You do not have to use the bow drill method to create a friction fire. I just find that it will wear you out less than all of the other methods. Many people prefer the hand drill method. This is the process of using your hands to rotate the spindle on the fireboard instead of a bow.
The fire plow method is the process of pushing the end of a stick down and across a board over and over. You start by carving a long valley down the center of your fireboard. You will then use a larger spindle with a rounded end. The rounded end should press down on the valley with the spindle at a 45-degree angle.
You will place an ember caught under the end of the board. Over and over you will push the spindle across the fireboard running along the valley. You should only be pushing the spindle a few inches before you retract it and do it again.

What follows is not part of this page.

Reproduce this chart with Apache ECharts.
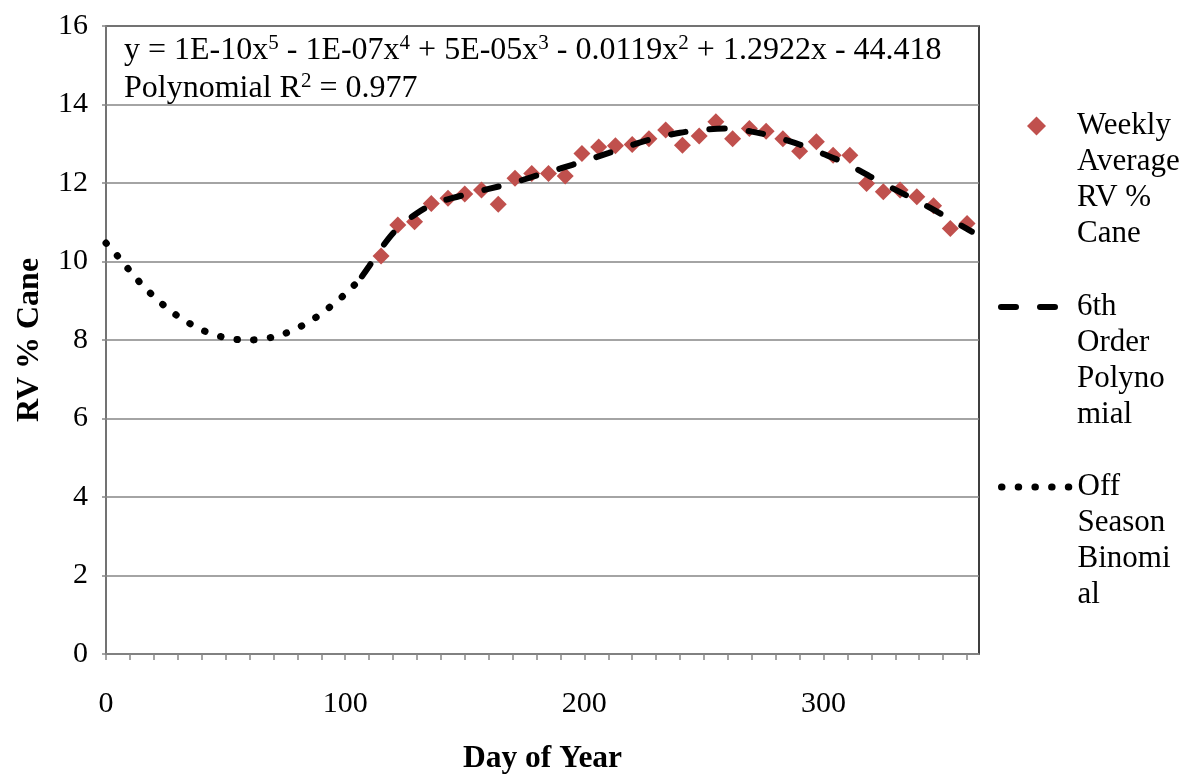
<!DOCTYPE html>
<html><head><meta charset="utf-8">
<script src="https://cdn.jsdelivr.net/npm/echarts@6/dist/echarts.min.js"></script>
<style>html,body{margin:0;padding:0;background:#fff}#c{width:1197px;height:774px}</style>
</head><body><div id="c"></div>
<script>
// ---- data ----
const weekDays = [115,122,129,136,143,150,157,164,171,178,185,192,199,206,213,220,227,234,241,248,255,262,269,276,283,290,297,304,311,318,325,332,339,346,353,360];
const weeklyRV = [10.14,10.93,11.01,11.48,11.61,11.72,11.82,11.46,12.12,12.24,12.24,12.18,12.75,12.92,12.95,12.98,13.13,13.35,12.96,13.20,13.56,13.13,13.39,13.32,13.13,12.81,13.05,12.71,12.71,11.99,11.78,11.82,11.65,11.42,10.84,10.97];

const polyDays = [107,110,115,120,125,130,135,140,145,150,160,170,180,190,200,210,220,230,240,250,260,270,280,290,300,310,320,330,340,350,360,362];
const polyRV   = [9.62,9.88,10.33,10.72,11.00,11.23,11.41,11.53,11.62,11.70,11.85,12.00,12.19,12.37,12.56,12.76,12.97,13.15,13.28,13.36,13.39,13.31,13.17,12.98,12.74,12.48,12.15,11.83,11.52,11.18,10.83,10.76];

const offDays = [0,5,10,15,20,25,30,35,40,45,50,55,60,65,70,75,80,85,90,95,100,105,108];
const offRV   = [10.47,10.13,9.76,9.41,9.11,8.84,8.61,8.42,8.26,8.14,8.06,8.01,8.00,8.02,8.08,8.17,8.30,8.47,8.67,8.91,9.17,9.47,9.63];

const xLabelValues = [0,100,200,300];
const xTickValues = [0,10,20,30,40,50,60,70,80,90,100,110,120,130,140,150,160,170,180,190,200,210,220,230,240,250,260,270,280,290,300,310,320,330,340,350,360];

const seriesNames = ['Weekly Average RV % Cane','6th Order Polynomial','Off Season Binomial'];
const legendLines = [['Weekly','Average','RV %','Cane'],['6th','Order','Polyno','mial'],['Off','Season','Binomi','al']];
const eqLine1 = 'y = 1E-10x{s|5} - 1E-07x{s|4} + 5E-05x{s|3} - 0.0119x{s|2} + 1.2922x - 44.418';
const eqLine2 = 'Polynomial R{s|2} = 0.977';

// ---- chart ----
const FONT = 'Liberation Serif';
const GRAY = '#868686';
const RED = '#C0504D';
const chart = echarts.init(document.getElementById('c'), null, {renderer:'canvas'});

const LH = 36;
const iconCenters = [126, 307, 487];
const legendLefts = [1028, 998, 998];
const legendHeights = [19, 17, 17];
const legendWidths = [0, 6, 7];
const legends = seriesNames.map((n, i) => {
  const h = legendHeights[i];
  const lg = {
    data: i === 0 ? [{ name: n, icon: 'path://M0,-1L1,0L0,1L-1,0Z' }] : [n],
    left: legendLefts[i] - (i === 0 ? (h - 17) / 2 : 0),
    top: iconCenters[i] - h / 2 - (3.5 * LH - h / 2),
    orient: 'vertical', padding: 0,
    itemWidth: 71, itemHeight: h,
    symbolKeepAspect: true,
    selectedMode: false,
    formatter: () => '\n\n\n' + legendLines[i].join('\n'),
    textStyle: { fontFamily: FONT, fontSize: 31, color: '#000', lineHeight: LH }
  };
  if (i > 0) {
    lg.itemStyle = { opacity: 0 };
    lg.lineStyle = { width: legendWidths[i] };
  } else {
    lg.itemStyle = { color: RED, opacity: 1 };
  }
  return lg;
});

chart.setOption({
  animation: false,
  backgroundColor: '#fff',
  grid: { left: 106, right: 218, top: 26, bottom: 120, show: true, borderColor: '#000', borderWidth: 1.5,
          backgroundColor: 'transparent', outerBoundsMode: 'none', containLabel: false },
  xAxis: {
    type: 'value', min: 0, max: 365, interval: 100,
    name: 'Day of Year', nameLocation: 'middle', nameGap: 89,
    nameTextStyle: { fontFamily: FONT, fontSize: 31.5, fontWeight: 'bold', color: '#000' },
    axisLine: { show: true, lineStyle: { color: GRAY, width: 1.5 } },
    axisTick: { show: true, length: 6, inside: false, customValues: xTickValues, lineStyle: { color: GRAY, width: 1.5 } },
    axisLabel: { customValues: xLabelValues, margin: 35, fontFamily: FONT, fontSize: 30, color: '#000' },
    splitLine: { show: false }
  },
  yAxis: {
    type: 'value', min: 0, max: 16, interval: 2,
    name: 'RV % Cane', nameLocation: 'middle', nameGap: 60, nameRotate: 90,
    nameTextStyle: { fontFamily: FONT, fontSize: 32, fontWeight: 'bold', color: '#000' },
    axisLine: { show: true, lineStyle: { color: GRAY, width: 1.5 } },
    axisTick: { show: true, length: 4, lineStyle: { color: GRAY, width: 1.5 } },
    axisLabel: { margin: 18, fontFamily: FONT, fontSize: 30, color: '#000' },
    splitLine: { show: true, lineStyle: { color: GRAY, width: 1.5 } }
  },
  legend: legends,
  graphic: [
    { type: 'text', x: 124, y: 51, z: 100, style: { text: eqLine1, fontFamily: FONT, fontSize: 32, fill: '#000', verticalAlign: 'middle', lineHeight: 36,
        rich: { s: { fontFamily: FONT, fontSize: 21, lineHeight: 22, verticalAlign: 'top', fill: '#000' } } } },
    { type: 'text', x: 124, y: 89, z: 100, style: { text: eqLine2, fontFamily: FONT, fontSize: 32, fill: '#000', verticalAlign: 'middle', lineHeight: 36,
        rich: { s: { fontFamily: FONT, fontSize: 21, lineHeight: 22, verticalAlign: 'top', fill: '#000' } } } }
  ],
  series: [
    { name: seriesNames[0], type: 'scatter', symbol: 'diamond', symbolSize: 17,
      itemStyle: { color: RED, opacity: 1 },
      data: weekDays.map((d, i) => [d, weeklyRV[i]]) },
    { name: seriesNames[1], type: 'line', symbol: 'none', smooth: 0.3, color: '#000',
      lineStyle: { color: '#000', width: 6, type: [15, 24], cap: 'round' },
      data: polyDays.map((d, i) => [d, polyRV[i]]) },
    { name: seriesNames[2], type: 'line', symbol: 'none', smooth: 0.3, color: '#000',
      lineStyle: { color: '#000', width: 7, type: [0.5, 16.2], cap: 'round' },
      data: offDays.map((d, i) => [d, offRV[i]]) }
  ]
});
</script></body></html>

In theory, it should create an ember at the end of the fireboard.
Finally, you have the rope friction method. This process creates friction and the ember from cordage running across your fireboard. You will want to cut notches in the fireboard so that the cordage will stay in place as you pull it back and forth.
Tie loops for handles on both ends of the cordage. Place your fireboard notch down with one end on the ground and the other raised up about an inch on a spacer. Place an ember catch under the notch and stand on both ends of the fireboard.
Finally, wrap your cordage under the fireboard and grip with both hands. Run it back and forth until you see smoke. When you have an ember, pull the fireboard off of the ember catch and proceed as mentioned above.
Fire making is a skill that must be learned. When you think you finally have it all figured out, that skill may falter. Never get too comfortable in your skills, keep practicing, no matter how good you think you are.
More so than just about any survival skill, friction fire requires lots of practice. Start by making a friction fire kit with ideal materials at your home. You do not need to build a full fire, so just practice getting flames out of a tinder bundle.
Next, try going on a hike or camping. Collect materials that you have available in the area. Practice getting flames once again. Finally, practice collecting materials in the rain or snow. If you can get to the point where you can build a friction fire in these adverse conditions, it might just save your life.